The AAIB cites a Civil Aviation Authority study "Flight crew reliance on automation", observing: "Pilots familiar with operating older aircraft which had more variable reliability are nearing the end of their careers, and there is a generation of pilots whose only experience is of operating aircraft with highly reliable automated systems." Is the AAIB implying that younger pilots are less good than the older ones when things go wrong? It seems so. Maybe that's because the exercises mandated in recurrent training programmes have scarcely changed since the days of the Super Constellation. So training no longer represents what crews are likely to have to deal with in today's aeroplanes.
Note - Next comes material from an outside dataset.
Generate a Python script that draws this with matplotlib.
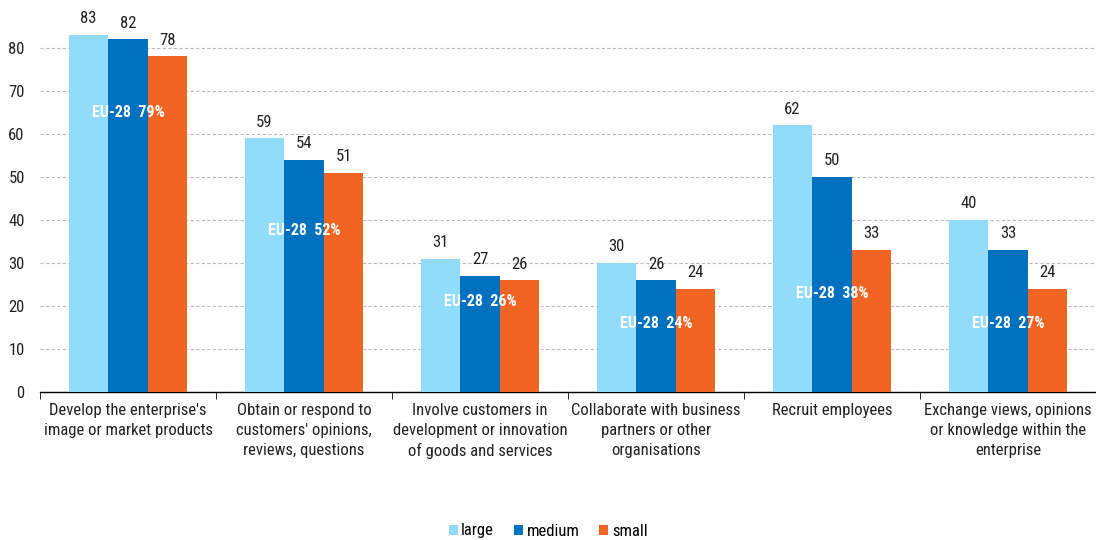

The Thomsonfly incident was caused by the crew's failure to notice that the autothrottle had disconnected with the engines at idle, and their late recognition that the airspeed had dropped seriously low. This has similarities with the circumstances of the February Turkish Airlines fatal accident on approach to Schiphol; there, the autothrottle retarded the power levers to idle - uncommanded - but the crew did not notice the power reduction or the speed loss.
To coin a cricketing analogy, crews today are like batsmen practised only in receiving lots of fast, straight deliveries. What they actually need is training for the occasional googly. Like a subtle automation failure, for example.